Computer modeling can help explain how climate change impacts natural resources such as snow packs and the formation of greenhouse gas-capturing molecules in the atmosphere. And smartphone data can be used to improve urban life, such as decreasing idle traffic while also reducing carbon emissions from cars.
"The expanded partnership between UW and PNNL will create tremendous new opportunities for both organizations," said Ed Lazowska, UW's Bill & Melinda Gates Chair in Computer Science & Engineering and director of the UW eScience Institute. "'Big data' is transforming the process of discovery in all fields. UW and PNNL have significant and complementary strengths; together we'll be able to do amazing things." UW and PNNL also hope to strengthen the Northwest's economy. The institute will build on UW's and PNNL's existing and already-strong relationships with the region's private technology industry. The institute will also help grow the region's skilled workforce for UW, PNNL, the Northwest technology sector and beyond.
Two co-directors will lead the institute: UW electrical engineering chair and Applied Computational Engineering Lab Director Vikram Jandhyala and PNNL Fellow Moe Khaleel, who directs PNNL's Computational Science and Mathematics research division. PNNL is funding the time spent by both Jandhyala and Khaleel leading the institute. Institute members from UW and PNNL will jointly submit proposals to various funding agencies for new research projects.
"This collaboration will open up new avenues for research at the interface of computational advances and applications, and is a great synergy for UW and PNNL," Jandhyala said.
"This will be an interdisciplinary place for UW faculty in computer science, electrical engineering and applied math to work with PNNL colleagues on areas such as computational physics, big data, cyber security and computing for the smart grid," Khaleel said.
The institute's headquarters are inside UW's Sieg Hall, but the institute will be broader than that specific location. Its research members will hail from many of UW's numerous schools and colleges. And PNNL scientists and engineers will work from both Seattle and the national laboratory's main campus in Richland.
PNNL currently has two scientists who conduct DOE-funded research related to big data and nuclear physics from UW's Seattle campus. About eight more PNNL researchers are expected to join them in Seattle by the end of 2013. All Seattle-based PNNL researchers involved in advanced computing will be associated with the institute. And initially more than a dozen of UW's faculty members are expected to join the institute.
Institute members will use computational resources already in place at their home institutions.
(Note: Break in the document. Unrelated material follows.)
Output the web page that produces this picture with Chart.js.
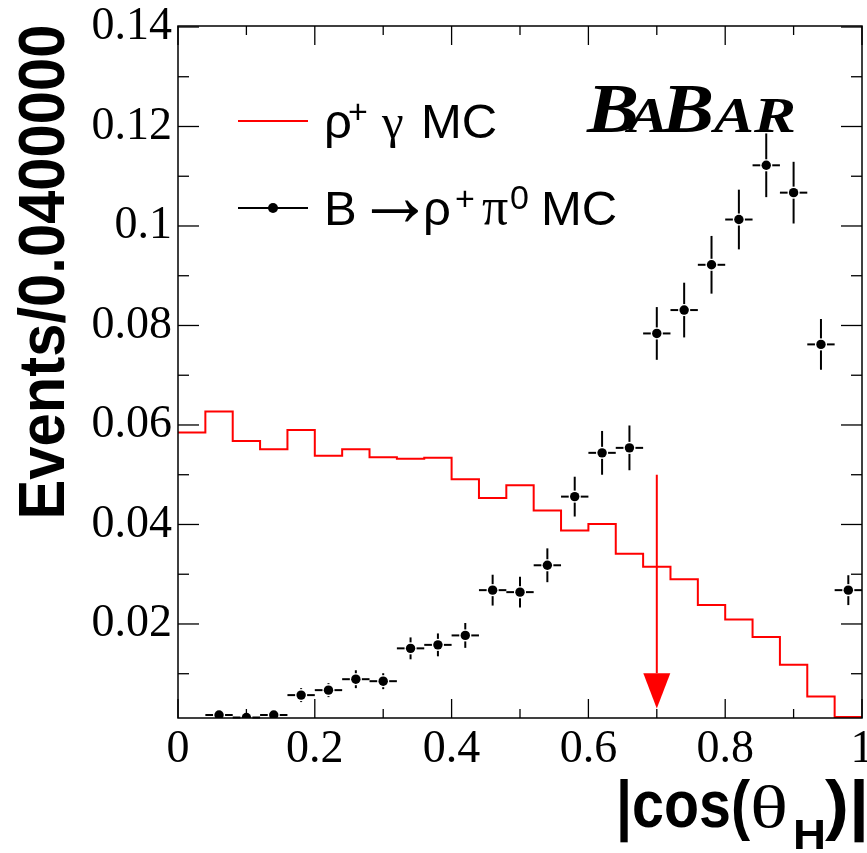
<!DOCTYPE html>
<html>
<head>
<meta charset="utf-8">
<script src="https://cdn.jsdelivr.net/npm/chart.js@4.4.1/dist/chart.umd.min.js"></script>
<style>
  html, body { margin: 0; padding: 0; background: #fff; }
  canvas { display: block; }
</style>
</head>
<body>
<canvas id="chart" width="867" height="853"></canvas>
<script>
// histogram bin edges (|cos(theta_H)|, width 0.04)
const binEdges = [0, 0.04, 0.08, 0.12, 0.16, 0.2, 0.24, 0.28, 0.32, 0.36, 0.4, 0.44, 0.48,
  0.52, 0.56, 0.6, 0.64, 0.68, 0.72, 0.76, 0.8, 0.84, 0.88, 0.92, 0.96, 1];
// rho+ gamma MC, one value per bin
const rhoGammaMC = [0.0585, 0.0627, 0.0568, 0.0551, 0.0590, 0.0538, 0.0551, 0.0535, 0.0532, 0.0534,
  0.0491, 0.0453, 0.0479, 0.0428, 0.0388, 0.0401, 0.0341, 0.0315, 0.0290, 0.0238,
  0.0209, 0.0174, 0.0118, 0.0054, 0.0013];

// B -> rho+ pi0 MC points (bin centres) and errors
const pointX = [0.06, 0.10, 0.14, 0.18, 0.22, 0.26, 0.30, 0.34, 0.38, 0.42, 0.46, 0.50,
  0.54, 0.58, 0.62, 0.66, 0.70, 0.74, 0.78, 0.82, 0.86, 0.90, 0.94, 0.98];
const rhoPi0MC = [0.0017, 0.0012, 0.0017, 0.0057, 0.0067, 0.0089, 0.0085, 0.0151, 0.0158, 0.0177,
  0.0268, 0.0264, 0.0318, 0.0456, 0.0544, 0.0554, 0.0784, 0.0831, 0.0922, 0.1013,
  0.1122, 0.1067, 0.0762, 0.0268];
const rhoPi0Err = [0.0009, 0.0010, 0.0009, 0.0014, 0.0014, 0.0018, 0.0016, 0.0022, 0.0023, 0.0025,
  0.0031, 0.0031, 0.0034, 0.0040, 0.0044, 0.0045, 0.0053, 0.0055, 0.0058, 0.0060,
  0.0064, 0.0062, 0.0051, 0.0030];
const halfBin = 0.02;

// axes
const xTicks = [0, 0.2, 0.4, 0.6, 0.8, 1];
const xTickLabels = ['0', '0.2', '0.4', '0.6', '0.8', '1'];
const xMinorTicks = [0.1, 0.3, 0.5, 0.7, 0.9];
const yTicks = [0.02, 0.04, 0.06, 0.08, 0.1, 0.12, 0.14];
const yTickLabels = ['0.02', '0.04', '0.06', '0.08', '0.1', '0.12', '0.14'];
const yMinorTicks = [0.01, 0.03, 0.05, 0.07, 0.09, 0.11, 0.13];

// cut arrow at |cos| = 0.7
const cutX = 0.7;
const arrowTop = 0.05;
const arrowHeadBase = 0.0101;
const arrowTip = 0.003;

const SANS = '"Liberation Sans", Arial, sans-serif';
const SERIF = '"Liberation Serif", "Times New Roman", serif';

function seg(ctx, x1, y1, x2, y2) {
  ctx.beginPath();
  ctx.moveTo(x1, y1);
  ctx.lineTo(x2, y2);
  ctx.stroke();
}

// draw text squeezed/stretched to a given advance width
function fitText(ctx, txt, font, x, y, width) {
  ctx.save();
  ctx.font = font;
  const w = ctx.measureText(txt).width;
  ctx.translate(x, y);
  ctx.scale(width / w, 1);
  ctx.fillText(txt, 0, 0);
  ctx.restore();
}

// draw a glyph so that its ink fills a given box
function fitBox(ctx, txt, font, l, t, r, b) {
  ctx.save();
  ctx.font = font;
  const m = ctx.measureText(txt);
  const iw = m.actualBoundingBoxLeft + m.actualBoundingBoxRight;
  const ih = m.actualBoundingBoxAscent + m.actualBoundingBoxDescent;
  const sx = (r - l) / iw, sy = (b - t) / ih;
  ctx.translate(l + m.actualBoundingBoxLeft * sx, t + m.actualBoundingBoxAscent * sy);
  ctx.scale(sx, sy);
  ctx.fillText(txt, 0, 0);
  ctx.restore();
}

// error bars with a gap round the marker
const errorBars = {
  id: 'errorBars',
  afterDatasetsDraw(chart) {
    const { ctx, scales: { x, y } } = chart;
    const meta = chart.getDatasetMeta(1);
    const gap = 6;
    ctx.save();
    ctx.strokeStyle = '#000';
    ctx.lineWidth = 2;
    meta.data.forEach((pt, i) => {
      const cx = pt.x, cy = pt.y;
      const xl = x.getPixelForValue(pointX[i] - halfBin);
      const xr = x.getPixelForValue(pointX[i] + halfBin);
      const yt = y.getPixelForValue(rhoPi0MC[i] + rhoPi0Err[i]);
      const yb = Math.min(y.getPixelForValue(rhoPi0MC[i] - rhoPi0Err[i]), chart.chartArea.bottom);
      if (cx - xl > gap) seg(ctx, xl, cy, cx - gap, cy);
      if (xr - cx > gap) seg(ctx, cx + gap, cy, xr, cy);
      if (cy - yt > gap) seg(ctx, cx, yt, cx, cy - gap);
      if (yb - cy > gap) seg(ctx, cx, cy + gap, cx, yb);
    });
    ctx.restore();
  }
};

// frame, inside ticks, arrow, legend, titles
const decorations = {
  id: 'decorations',
  afterDraw(chart) {
    const { ctx, chartArea: a, scales: { x, y } } = chart;
    ctx.save();

    // arrow
    const ax = x.getPixelForValue(cutX);
    const hb = y.getPixelForValue(arrowHeadBase);
    ctx.strokeStyle = '#ff0000';
    ctx.fillStyle = '#ff0000';
    ctx.lineWidth = 2;
    seg(ctx, ax, y.getPixelForValue(arrowTop), ax, hb);
    ctx.beginPath();
    ctx.moveTo(ax - 13.5, hb);
    ctx.lineTo(ax + 13.5, hb);
    ctx.lineTo(ax, y.getPixelForValue(arrowTip));
    ctx.closePath();
    ctx.fill();

    // frame and ticks
    ctx.strokeStyle = '#000';
    ctx.lineWidth = 1.5;
    ctx.strokeRect(a.left, a.top, a.right - a.left, a.bottom - a.top);
    ctx.lineWidth = 1.3;
    xTicks.forEach(v => {
      const p = x.getPixelForValue(v);
      seg(ctx, p, a.bottom, p, a.bottom - 19);
      seg(ctx, p, a.top, p, a.top + 19);
    });
    xMinorTicks.forEach(v => {
      const p = x.getPixelForValue(v);
      seg(ctx, p, a.bottom, p, a.bottom - 9);
      seg(ctx, p, a.top, p, a.top + 9);
    });
    yTicks.forEach(v => {
      const p = y.getPixelForValue(v);
      seg(ctx, a.left, p, a.left + 21, p);
      seg(ctx, a.right, p, a.right - 21, p);
    });
    yMinorTicks.forEach(v => {
      const p = y.getPixelForValue(v);
      seg(ctx, a.left, p, a.left + 11, p);
      seg(ctx, a.right, p, a.right - 11, p);
    });

    // legend
    ctx.lineWidth = 2;
    ctx.strokeStyle = '#ff0000';
    seg(ctx, 238, 121, 308, 121);
    ctx.strokeStyle = '#000';
    seg(ctx, 238, 208, 308, 208);
    ctx.fillStyle = '#000';
    ctx.beginPath();
    ctx.arc(273, 208, 5, 0, Math.PI * 2);
    ctx.fill();

    ctx.textAlign = 'left';
    ctx.textBaseline = 'alphabetic';
    ctx.font = '49px ' + SANS;
    ctx.fillText('\u03c1', 324, 138);
    ctx.font = '34px ' + SANS;
    ctx.fillText('+', 348, 123);
    ctx.font = '49px ' + SERIF;
    ctx.fillText('\u03b3', 382, 138);
    ctx.font = '49px ' + SANS;
    ctx.fillText('MC', 421, 138);

    ctx.fillText('B', 324, 225);
    fitBox(ctx, '\u2192', '49px ' + SANS, 372, 200, 418, 222);
    ctx.font = '49px ' + SANS;
    ctx.fillText('\u03c1', 423, 225);
    ctx.font = '34px ' + SANS;
    ctx.fillText('+', 455, 210);
    fitBox(ctx, '\u03c0', '52px ' + SERIF, 482, 200, 508, 225);
    ctx.font = '34px ' + SANS;
    ctx.fillText('0', 510, 209);
    ctx.font = '49px ' + SANS;
    ctx.fillText('MC', 541, 225);

    // BaBar logo
    fitText(ctx, 'B', 'italic bold 70px ' + SERIF, 587, 132, 52);
    fitText(ctx, 'A', 'italic bold 50px ' + SERIF, 628, 132, 40);
    fitText(ctx, 'B', 'italic bold 70px ' + SERIF, 662, 132, 52);
    fitText(ctx, 'A', 'italic bold 50px ' + SERIF, 714, 132, 40);
    fitText(ctx, 'R', 'italic bold 50px ' + SERIF, 754, 132, 42);

    // y title
    ctx.save();
    ctx.translate(64, 272);
    ctx.rotate(-Math.PI / 2);
    ctx.font = 'bold 65px ' + SANS;
    const yt = 'Events/0.0400000';
    const w = ctx.measureText(yt).width;
    ctx.scale(495 / w, 1);
    ctx.textAlign = 'center';
    ctx.fillText(yt, 0, 0);
    ctx.restore();

    // x title
    fitText(ctx, '|cos(', 'bold 66px ' + SANS, 616, 827, 134);
    fitText(ctx, '\u03b8', '60px ' + SERIF, 750, 827, 38);
    fitText(ctx, 'H', 'bold 42px ' + SANS, 793, 849, 33);
    fitText(ctx, ')|', 'bold 66px ' + SANS, 825, 827, 44);

    ctx.restore();
  }
};

const histData = binEdges.map((e, i) => ({ x: e, y: rhoGammaMC[Math.min(i, rhoGammaMC.length - 1)] }));
const pointData = pointX.map((v, i) => ({ x: v, y: rhoPi0MC[i] }));

new Chart(document.getElementById('chart'), {
  type: 'scatter',
  data: {
    datasets: [
      {
        type: 'line',
        label: '\u03c1+ \u03b3 MC',
        data: histData,
        stepped: 'before',
        borderColor: '#ff0000',
        borderWidth: 2,
        pointRadius: 0,
        fill: false,
      },
      {
        label: 'B \u2192 \u03c1+ \u03c00 MC',
        data: pointData,
        pointRadius: 4.7,
        pointBackgroundColor: '#000',
        pointBorderWidth: 0,
      },
    ],
  },
  options: {
    responsive: false,
    animation: false,
    devicePixelRatio: 1,
    layout: { padding: { left: 0, top: 26, right: 5, bottom: 0 } },
    plugins: { legend: { display: false }, tooltip: { enabled: false } },
    scales: {
      x: {
        type: 'linear',
        min: 0,
        max: 1,
        grid: { display: false, drawTicks: false },
        border: { display: false },
        afterBuildTicks: s => { s.ticks = xTicks.map(v => ({ value: v })); },
        afterFit: s => { s.height = 135; s.paddingLeft = 0; s.paddingRight = 0; },
        ticks: {
          autoSkip: false,
          maxRotation: 0,
          padding: 4,
          color: '#000',
          font: { family: SERIF, size: 46 },
          callback: (v, i) => xTickLabels[i],
        },
      },
      y: {
        min: 0.0011,
        max: 0.1402,
        grid: { display: false, drawTicks: false },
        border: { display: false },
        afterBuildTicks: s => { s.ticks = yTicks.map(v => ({ value: v })); },
        afterFit: s => { s.width = 178; s.paddingTop = 0; s.paddingBottom = 0; },
        ticks: {
          autoSkip: false,
          padding: 6,
          color: '#000',
          font: { family: SERIF, size: 46 },
          callback: (v, i) => yTickLabels[i],
        },
      },
    },
  },
  plugins: [errorBars, decorations],
});
</script>
</body>
</html>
In Seattle, that includes the Hyak supercomputer developed by UW's eScience Institute and UW-IT. Richland resources include components of the PNNL Institutional Computing program, which features the Olympus supercomputer. Cloud resources will also be used extensively.
Both UW and PNNL are well known for their contributions to advanced computing. UW is known for its computer science and engineering, electrical engineering and applied mathematics programs. UW's eScience Institute has advanced data-driven discovery, and the university's computational programs in physics, chemistry and astronomy are highly regarded.
And PNNL is known for designing and programming high-performance computers and evaluating their performance. PNNL leads research in computational molecular science, multi-scale mathematics, regional climate modeling and the modeling of underground fluids such as water.